The Dow Jones Industrial Average, the main stock index in the United States, broke through an all-time high on Monday on better-than-expected corporate profits this fall amid a backdrop of government stimulus that’s propping up a lacklustre economy.
The Dow passed over the 16,000 point mark for the first time in its history early Monday, rising 54 points to 16,015. The S&P 500, another index housing big-name bluechip U.S. stocks such as phone giant AT&T Inc., Coca-Cola Co. and Warren Buffett’s Berkshire Hatheway rose above 1,800 points for the first time as well.
The immediate catalyst to Monday’s gains was news from China that it is taking additional steps to open up its economy, sending share prices to near six-year highs globally, according to Reuters.
In Canada, the Toronto Stock Exchange hit a two-year high on Monday.
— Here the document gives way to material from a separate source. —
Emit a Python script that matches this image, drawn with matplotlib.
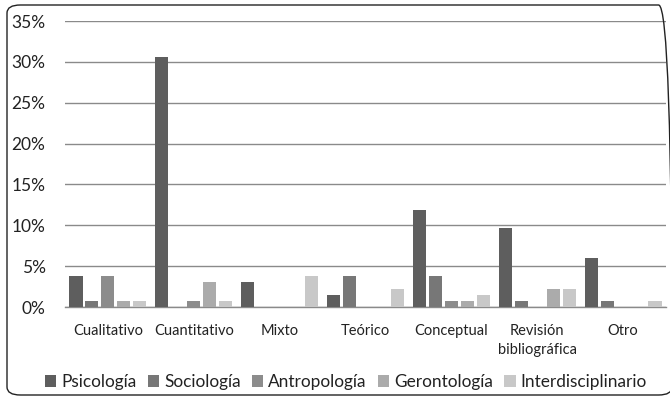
import matplotlib
matplotlib.use("Agg")
import matplotlib.pyplot as plt
import numpy as np
from matplotlib.patches import FancyBboxPatch

plt.rcParams['font.family'] = ['Lato', 'DejaVu Sans']

categories = ["Cualitativo", "Cuantitativo", "Mixto", "Teórico", "Conceptual",
              "Revisión\nbibliográfica", "Otro"]
series_names = ["Psicología", "Sociología", "Antropología", "Gerontología", "Interdisciplinario"]
psicologia = [3.75, 30.6, 3.0, 1.5, 11.9, 9.7, 6.0]
sociologia = [0.75, 0.0, 0.0, 3.75, 3.75, 0.75, 0.75]
antropologia = [3.75, 0.75, 0.0, 0.0, 0.75, 0.0, 0.0]
gerontologia = [0.75, 3.0, 0.0, 0.0, 0.75, 2.25, 0.0]
interdisciplinario = [0.75, 0.75, 3.75, 2.25, 1.5, 2.25, 0.75]
yticks = [0, 5, 10, 15, 20, 25, 30, 35]

series = [psicologia, sociologia, antropologia, gerontologia, interdisciplinario]
colors = ["#5e5e5e", "#777777", "#8c8c8c", "#ababab", "#c8c8c8"]

fig = plt.figure(figsize=(6.7, 4.0), dpi=100)
ax = fig.add_axes([65/670, 1 - 307/400, (666-65)/670, (307-21)/400])

x = np.arange(len(categories))
step = 0.186
width = 0.152
for i, (vals, c, name) in enumerate(zip(series, colors, series_names)):
    ax.bar(x + (i - 2) * step, vals, width=width, color=c, label=name, zorder=3)

ax.set_xlim(-0.5, len(categories) - 0.5)
ax.set_ylim(0, 35)
ax.set_yticks(yticks)
ax.set_yticklabels([f"{t}%" for t in yticks], fontsize=12.5, color="#222222")
ax.set_xticks(x)
ax.set_xticklabels(categories, fontsize=10.5, color="#222222", linespacing=1.45)
ax.tick_params(axis='both', length=0)
ax.tick_params(axis='y', pad=14)
ax.tick_params(axis='x', pad=12)
ax.grid(axis='y', color="#8a8a8a", linewidth=1.0, zorder=0)
for s in ["top", "right", "left"]:
    ax.spines[s].set_visible(False)
ax.spines["bottom"].set_color("#8a8a8a")
ax.spines["bottom"].set_linewidth(1.0)

handles, labels = ax.get_legend_handles_labels()
fig.legend(handles, labels, loc="center", bbox_to_anchor=(346/670, 1 - 382/400),
           ncol=5, frameon=False, fontsize=12.4, handlelength=0.65, handleheight=0.65,
           handletextpad=0.3, columnspacing=0.65, labelcolor="#222222")

border = FancyBboxPatch((7/670, 5/400), 665/670, 390/400,
                        boxstyle="round,pad=0,rounding_size=0.02",
                        transform=fig.transFigure, fill=False,
                        edgecolor="#222222", linewidth=1.0)
fig.patches.append(border)

fig.savefig("out.png", dpi=100)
The TSX is still some distance from eclipsing its record close of 15,047 points witnessed on May, 18, 2008.
The financial crisis of that autumn threw the global economy into a dizzying tailspin most investors will well recall, forcing central banks to slash already low interest rates to zero and pump hundreds of billions into the economy to ward of a depression.
Five years later, record low interest rates in Europe, North America and elsewhere persist amid a sluggish recovery, while the U.S. Federal Reserve continues to flow $85 billion a month into the world’s largest economy.
The measures have kept stock prices rising this year, and with the threat of higher interest rates dampening economic activity now receding, the rally looks poised to continue, experts say.
“All the ingredients are there for the market to go higher,” Peter Cardillo, chief market economist at Rockwell Global Capital, a New York investment firm, told nytimes.com.
However, with cheap credit and government stimulus continuing to support stocks and other assets — as opposed to stronger fundamental economic growth — some, including Canada’s own Bank of Montreal, are drawing attention to the possible inflation of a broad-based bubble.